Does anyone know if there is a single formula for if the probability changes in a set manner.
I figured out the above formula while tinkering around on my own. My goal is to figure out the probability of a given even if the chances start out at 10% then increase by 5% each time, what the given chance of the event occurring at any given iteration. To begin with I started with a flat 10% chance, and figured out the above formula. Then found this while trying to check it. I used that knowledge to calculate the given chance by hand of any particular iteration, and they are as follows for iterations 1-19. (I did round most of these)
.1 .235 .388 .541 .6787 .791155 .8747 .932 .966 .9845 ..99379 .997821 .99935 .99984 .999967 .99999512 .99999951 (1 - (2.44 x 10^-8)) then 1.
I believe I calculated all these right. I got to each of them in the same manner as doing the above equation by hand over a lot of iterations.
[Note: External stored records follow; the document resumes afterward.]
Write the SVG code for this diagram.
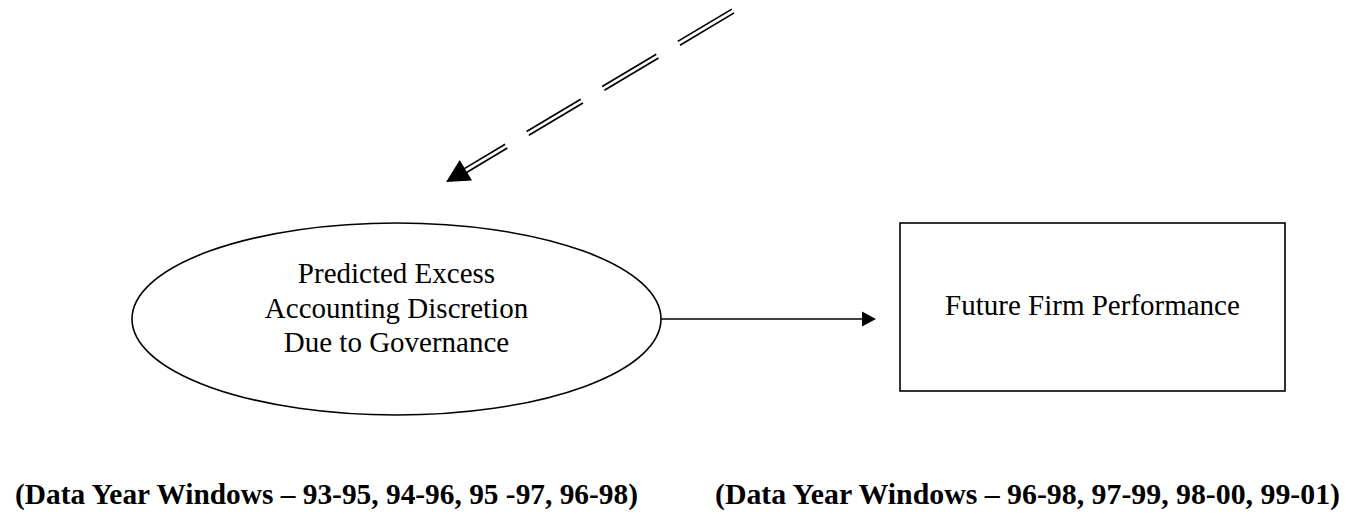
<svg xmlns="http://www.w3.org/2000/svg" width="1352" height="515" viewBox="0 0 1352 515">
<style>
.shape{fill:#fff;stroke:#000;stroke-width:1.6}
.lbl{font-family:"Liberation Serif","Times New Roman",serif;font-size:29px;fill:#000;text-anchor:middle}
.cap{font-family:"Liberation Serif","Times New Roman",serif;font-size:29px;font-weight:bold;fill:#000}
.conn{stroke:#000;stroke-width:1.6;fill:none}
.dbl{stroke:#000;stroke-width:1.7;fill:none;stroke-dasharray:63 25}
</style>
<rect width="1352" height="515" fill="#fff"/>
<g id="connectors">
  <line class="conn" x1="661" y1="319" x2="863" y2="319"/>
  <polygon points="862,311.5 876,319 862,326.5" fill="#000"/>
  <g transform="translate(733,11) rotate(149.2)">
    <line class="dbl" x1="0" y1="-2.2" x2="312" y2="-2.2"/>
    <line class="dbl" x1="0" y1="2.2" x2="312" y2="2.2"/>
    <polygon points="311,-12 334,0 311,12" fill="#000"/>
  </g>
</g>
<g id="node-discretion">
  <ellipse class="shape" cx="396.5" cy="319" rx="264.5" ry="96"/>
  <text class="lbl" x="396.5" y="283">Predicted Excess</text>
  <text class="lbl" x="396.5" y="318">Accounting Discretion</text>
  <text class="lbl" x="396.5" y="352">Due to Governance</text>
</g>
<g id="node-performance">
  <rect class="shape" x="900" y="223" width="385" height="168"/>
  <text class="lbl" x="1092.5" y="315">Future Firm Performance</text>
</g>
<g id="labels">
  <text class="cap" x="15" y="504" textLength="623" lengthAdjust="spacingAndGlyphs">(Data Year Windows – 93-95, 94-96, 95 -97, 96-98)</text>
  <text class="cap" x="715" y="504" textLength="625" lengthAdjust="spacingAndGlyphs">(Data Year Windows – 96-98, 97-99, 98-00, 99-01)</text>
</g>
</svg>
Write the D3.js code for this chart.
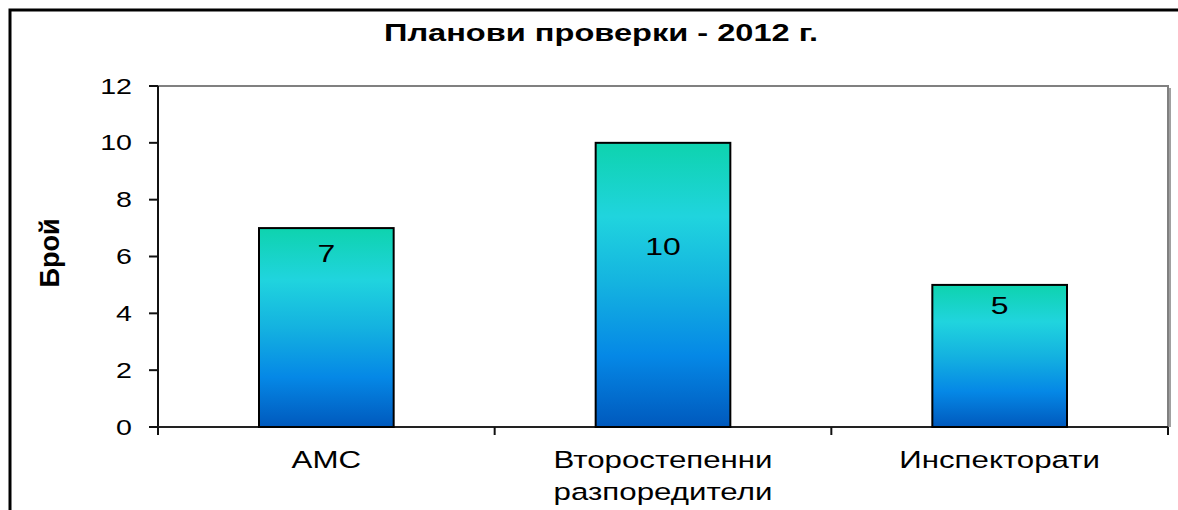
<!DOCTYPE html>
<html>
<head>
  <meta charset="UTF-8">
  <title>Планови проверки - 2012 г.</title>
  <script src="https://d3js.org/d3.v7.min.js"></script>
  <style>
    body { margin: 0; background: #fff; }
    svg { display: block; font-family: "Liberation Sans", Arial, sans-serif; }
  </style>
</head>
<body>
    <svg></svg>

    <script>
        // chart data
        const title = "Планови проверки - 2012 г.";
        const yTitle = "Брой";
        const categories = ["AMC", "Второстепенни разпоредители", "Инспекторати"];
        const categoryLines = [["АМС"], ["Второстепенни", "разпоредители"], ["Инспекторати"]];
        const values = [7, 10, 5];
        // where Excel left each value label, in axis units
        const labelLevels = [6.12, 6.37, 4.31];
        const yTicks = [0, 2, 4, 6, 8, 10, 12];

        let width = 1178, height = 510;
        let svg = d3.select("svg")
            .attr("width", width)
            .attr("height", height);

        let plot = {left: 158, right: 1168, top: 86, bottom: 427};
        const sx = 1.33; // the original is stretched sideways

        let defs = svg.append("defs");
        let grad = defs.append("linearGradient")
            .attr("id", "barFill")
            .attr("x1", 0).attr("y1", 0).attr("x2", 0).attr("y2", 1);
        [[0, "#0ed3ae"], [0.26, "#20d4de"], [0.5, "#14b2e0"], [0.75, "#0588e6"], [1, "#0059bd"]]
            .forEach(s => grad.append("stop").attr("offset", s[0]).attr("stop-color", s[1]));

        // outer frame
        svg.append("path")
            .attr("d", "M10," + height + "V10H" + width)
            .attr("fill", "none").attr("stroke", "#000").attr("stroke-width", 3);

        let x = d3.scaleBand()
            .domain(categories)
            .range([plot.left, plot.right])
            .paddingInner(0.6)
            .paddingOuter(0.3);

        let y = d3.scaleLinear()
            .domain([0, 12])
            .range([plot.bottom, plot.top]);

        // plot area border (top & right gray)
        svg.append("path")
            .attr("d", "M" + plot.left + "," + plot.top + "H" + plot.right + "V" + plot.bottom)
            .attr("fill", "none").attr("stroke", "#808080").attr("stroke-width", 2);
        svg.append("line")
            .attr("x1", plot.right + 2).attr("x2", plot.right + 2)
            .attr("y1", plot.top + 2).attr("y2", plot.bottom)
            .attr("stroke", "#a0a0a0").attr("stroke-width", 2);

        function stretched(sel, px, py) {
            return sel.attr("transform", "translate(" + px + "," + py + ") scale(" + sx + ",1)");
        }

        // y axis
        let yAxis = svg.append("g");
        yAxis.append("line")
            .attr("x1", plot.left).attr("x2", plot.left)
            .attr("y1", plot.top).attr("y2", plot.bottom + 8)
            .attr("stroke", "#111").attr("stroke-width", 2);
        yAxis.selectAll(".tick")
            .data(yTicks)
            .enter()
            .append("line")
            .attr("x1", plot.left - 9).attr("x2", plot.left)
            .attr("y1", d => y(d)).attr("y2", d => y(d))
            .attr("stroke", "#111").attr("stroke-width", 2);
        yAxis.selectAll("text")
            .data(yTicks)
            .enter()
            .append("text")
            .each(function(d) { stretched(d3.select(this), 132, y(d) + 7.5); })
            .attr("text-anchor", "end")
            .style("font-size", "21.5px")
            .text(d => d);

        // x axis
        let xAxis = svg.append("g");
        xAxis.append("line")
            .attr("x1", plot.left).attr("x2", plot.right)
            .attr("y1", plot.bottom).attr("y2", plot.bottom)
            .attr("stroke", "#222").attr("stroke-width", 2);
        let bounds = categories.map(c => x(c) - x.step() * x.paddingInner() / 2);
        bounds.push(plot.right);
        xAxis.selectAll(".tick")
            .data(bounds)
            .enter()
            .append("line")
            .attr("x1", d => d).attr("x2", d => d)
            .attr("y1", plot.bottom).attr("y2", plot.bottom + 8)
            .attr("stroke", "#111").attr("stroke-width", 2);

        let catLabel = xAxis.selectAll(".cat")
            .data(categories)
            .enter()
            .append("text")
            .attr("class", "cat")
            .each(function(d) { stretched(d3.select(this), x(d) + x.bandwidth() / 2, 0); })
            .attr("text-anchor", "middle")
            .style("font-size", "23.5px");
        catLabel.selectAll("tspan")
            .data((d, i) => categoryLines[i])
            .enter()
            .append("tspan")
            .attr("x", 0)
            .attr("y", (d, i) => 468 + i * 32)
            .text(d => d);

        // bars
        svg.append("g")
            .selectAll("rect")
            .data(values)
            .enter()
            .append("rect")
            .attr("x", (d, i) => x(categories[i]))
            .attr("y", d => y(d))
            .attr("width", x.bandwidth())
            .attr("height", d => y(0) - y(d))
            .attr("fill", "url(#barFill)")
            .attr("stroke", "#000")
            .attr("stroke-width", 2);

        svg.append("g")
            .selectAll("text")
            .data(values)
            .enter()
            .append("text")
            .each(function(d, i) {
                stretched(d3.select(this), x(categories[i]) + x.bandwidth() / 2, y(labelLevels[i]) + 9);
            })
            .attr("text-anchor", "middle")
            .style("font-size", "24px")
            .text(d => d);

        // titles
        stretched(svg.append("text"), 601, 41)
            .attr("text-anchor", "middle")
            .style("font-size", "24.5px").style("font-weight", "bold")
            .text(title);

        svg.append("text")
            .attr("transform", "translate(59,253) rotate(-90)")
            .attr("text-anchor", "middle")
            .style("font-size", "27px").style("font-weight", "bold")
            .text(yTitle);
    </script>

</body>
</html>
I knew that for instance the 10% repeated probability had to approach 1 asymptotically for instance. and hand calculations showed that to be true. Once I realized I was just multiplying .9 times it self for each iteration the formula was easy to devise. The one for the growing probability is not so easy. I provided the numbers so you can check any theory you come up with. Or if someone knows a proven formula that would be awesome too. I just cannot figure out any kind of elegant formula to express the change, like i could with the flat 10%. This may be stupid easy for someone on here so I figured I'd post it. I am a philosophy major, because I am too far in to change to math now. But I love mathematics which is why I am tinkering around with this. Thanks for any help you can give.